● Request: Without the images, write out the whole listing exactly.

● Data block:
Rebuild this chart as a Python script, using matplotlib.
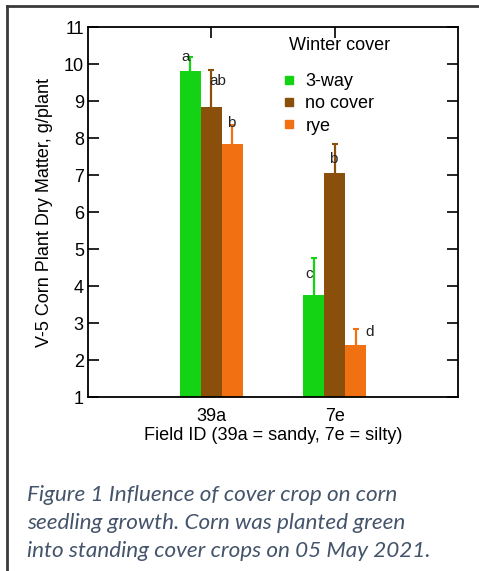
import matplotlib

matplotlib.use("Agg")
import matplotlib.pyplot as plt
from matplotlib.lines import Line2D
import numpy as np

# データ
fields = ["39a", "7e"]
covers = ["3-way", "no cover", "rye"]
means = {
    "3-way": [9.8, 3.75],
    "no cover": [8.85, 7.05],
    "rye": [7.85, 2.4],
}
errs = {
    "3-way": [0.4, 1.0],
    "no cover": [1.0, 0.8],
    "rye": [0.5, 0.45],
}
# 有意差の文字（x, y はデータ座標）
sig_labels = ["a", "ab", "b", "b", "c", "d"]
sig_x = [0.79, 1.05, 1.16, 1.99, 1.79, 2.28]
sig_y = [10.19, 9.54, 8.40, 7.43, 4.32, 2.76]

colors = {"3-way": "#14d214", "no cover": "#8b4f0c", "rye": "#f07012"}
caption = ("Figure 1 Influence of cover crop on corn\n"
           "seedling growth. Corn was planted green\n"
           "into standing cover crops on 05 May 2021.")

plt.rcParams["font.family"] = ["Liberation Sans", "DejaVu Sans"]
FS = 13

fig = plt.figure(figsize=(4.79, 5.71), dpi=100)
ax = fig.add_axes([0.1837, 0.3047, 0.7725, 0.648])

x = np.arange(1, len(fields) + 1)
w = 0.17
for k, c in enumerate(covers):
    pos = x + (k - 1) * w
    # 誤差棒は対称に描き、下半分は棒の後ろに隠す
    ax.errorbar(pos, means[c], yerr=errs[c], fmt="none", ecolor=colors[c],
                elinewidth=1.6, capsize=2.5, capthick=1.5, zorder=1)
    ax.bar(pos, means[c], width=w, bottom=0, color=colors[c], edgecolor="none", zorder=2)

for s, sx, sy in zip(sig_labels, sig_x, sig_y):
    ax.text(sx, sy, s, ha="center", va="center", fontsize=11, color="#222222", zorder=3)

ax.set_xlim(0, 3)
ax.set_ylim(1, 11)
ax.set_yticks(range(1, 12))
ax.set_xticks(x)
ax.set_xticklabels(fields)
ax.tick_params(axis="y", direction="in", length=8, width=1.2, labelsize=FS,
               right=True, pad=3)
ax.tick_params(axis="x", length=0, labelsize=FS, pad=8)
# 上辺の内向き目盛り
sec = ax.secondary_xaxis("top")
sec.set_xticks(x)
sec.tick_params(direction="in", length=8, width=1.2, labeltop=False)
sec.spines["top"].set_visible(False)
for sp in ax.spines.values():
    sp.set_linewidth(1.3)

ax.set_ylabel("V-5 Corn Plant Dry Matter, g/plant", fontsize=FS)
ax.yaxis.set_label_coords(-0.095, 0.5)
ax.set_xlabel("Field ID (39a = sandy, 7e = silty)", fontsize=FS, labelpad=1)

ax.text(0.543, 0.951, "Winter cover", transform=ax.transAxes, ha="left", va="center",
        fontsize=FS)
handles = [Line2D([], [], marker="s", ls="", color=colors[c], markersize=6) for c in covers]
ax.legend(handles, covers, frameon=False, loc="upper left", bbox_to_anchor=(0.524, 0.876),
          fontsize=FS, handlelength=0.8, handletextpad=0.5, labelspacing=0.3,
          borderpad=0, borderaxespad=0)

fig.text(0.056, 0.0845, caption, fontsize=16.2, style="italic", color="#44546a",
         family=["Lato", "DejaVu Sans"], va="center", linespacing=1.5)

# 外枠（上辺と左辺）
fig.add_artist(Line2D([7 / 479, 7 / 479], [0, 1 - 6 / 571], color="#3a3a3a", lw=2))
fig.add_artist(Line2D([7 / 479, 1], [1 - 6 / 571, 1 - 6 / 571], color="#3a3a3a", lw=2))

fig.savefig("out.png", dpi=100)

● The output:
Rebuild this chart as a Python script, using matplotlib.
import matplotlib

matplotlib.use("Agg")
import matplotlib.pyplot as plt
from matplotlib.lines import Line2D
import numpy as np

# データ
fields = ["39a", "7e"]
covers = ["3-way", "no cover", "rye"]
means = {
    "3-way": [9.8, 3.75],
    "no cover": [8.85, 7.05],
    "rye": [7.85, 2.4],
}
errs = {
    "3-way": [0.4, 1.0],
    "no cover": [1.0, 0.8],
    "rye": [0.5, 0.45],
}
# 有意差の文字（x, y はデータ座標）
sig_labels = ["a", "ab", "b", "b", "c", "d"]
sig_x = [0.79, 1.05, 1.16, 1.99, 1.79, 2.28]
sig_y = [10.19, 9.54, 8.40, 7.43, 4.32, 2.76]

colors = {"3-way": "#14d214", "no cover": "#8b4f0c", "rye": "#f07012"}
caption = ("Figure 1 Influence of cover crop on corn\n"
           "seedling growth. Corn was planted green\n"
           "into standing cover crops on 05 May 2021.")

plt.rcParams["font.family"] = ["Liberation Sans", "DejaVu Sans"]
FS = 13

fig = plt.figure(figsize=(4.79, 5.71), dpi=100)
ax = fig.add_axes([0.1837, 0.3047, 0.7725, 0.648])

x = np.arange(1, len(fields) + 1)
w = 0.17
for k, c in enumerate(covers):
    pos = x + (k - 1) * w
    # 誤差棒は対称に描き、下半分は棒の後ろに隠す
    ax.errorbar(pos, means[c], yerr=errs[c], fmt="none", ecolor=colors[c],
                elinewidth=1.6, capsize=2.5, capthick=1.5, zorder=1)
    ax.bar(pos, means[c], width=w, bottom=0, color=colors[c], edgecolor="none", zorder=2)

for s, sx, sy in zip(sig_labels, sig_x, sig_y):
    ax.text(sx, sy, s, ha="center", va="center", fontsize=11, color="#222222", zorder=3)

ax.set_xlim(0, 3)
ax.set_ylim(1, 11)
ax.set_yticks(range(1, 12))
ax.set_xticks(x)
ax.set_xticklabels(fields)
ax.tick_params(axis="y", direction="in", length=8, width=1.2, labelsize=FS,
               right=True, pad=3)
ax.tick_params(axis="x", length=0, labelsize=FS, pad=8)
# 上辺の内向き目盛り
sec = ax.secondary_xaxis("top")
sec.set_xticks(x)
sec.tick_params(direction="in", length=8, width=1.2, labeltop=False)
sec.spines["top"].set_visible(False)
for sp in ax.spines.values():
    sp.set_linewidth(1.3)

ax.set_ylabel("V-5 Corn Plant Dry Matter, g/plant", fontsize=FS)
ax.yaxis.set_label_coords(-0.095, 0.5)
ax.set_xlabel("Field ID (39a = sandy, 7e = silty)", fontsize=FS, labelpad=1)

ax.text(0.543, 0.951, "Winter cover", transform=ax.transAxes, ha="left", va="center",
        fontsize=FS)
handles = [Line2D([], [], marker="s", ls="", color=colors[c], markersize=6) for c in covers]
ax.legend(handles, covers, frameon=False, loc="upper left", bbox_to_anchor=(0.524, 0.876),
          fontsize=FS, handlelength=0.8, handletextpad=0.5, labelspacing=0.3,
          borderpad=0, borderaxespad=0)

fig.text(0.056, 0.0845, caption, fontsize=16.2, style="italic", color="#44546a",
         family=["Lato", "DejaVu Sans"], va="center", linespacing=1.5)

# 外枠（上辺と左辺）
fig.add_artist(Line2D([7 / 479, 7 / 479], [0, 1 - 6 / 571], color="#3a3a3a", lw=2))
fig.add_artist(Line2D([7 / 479, 1], [1 - 6 / 571, 1 - 6 / 571], color="#3a3a3a", lw=2))

fig.savefig("out.png", dpi=100)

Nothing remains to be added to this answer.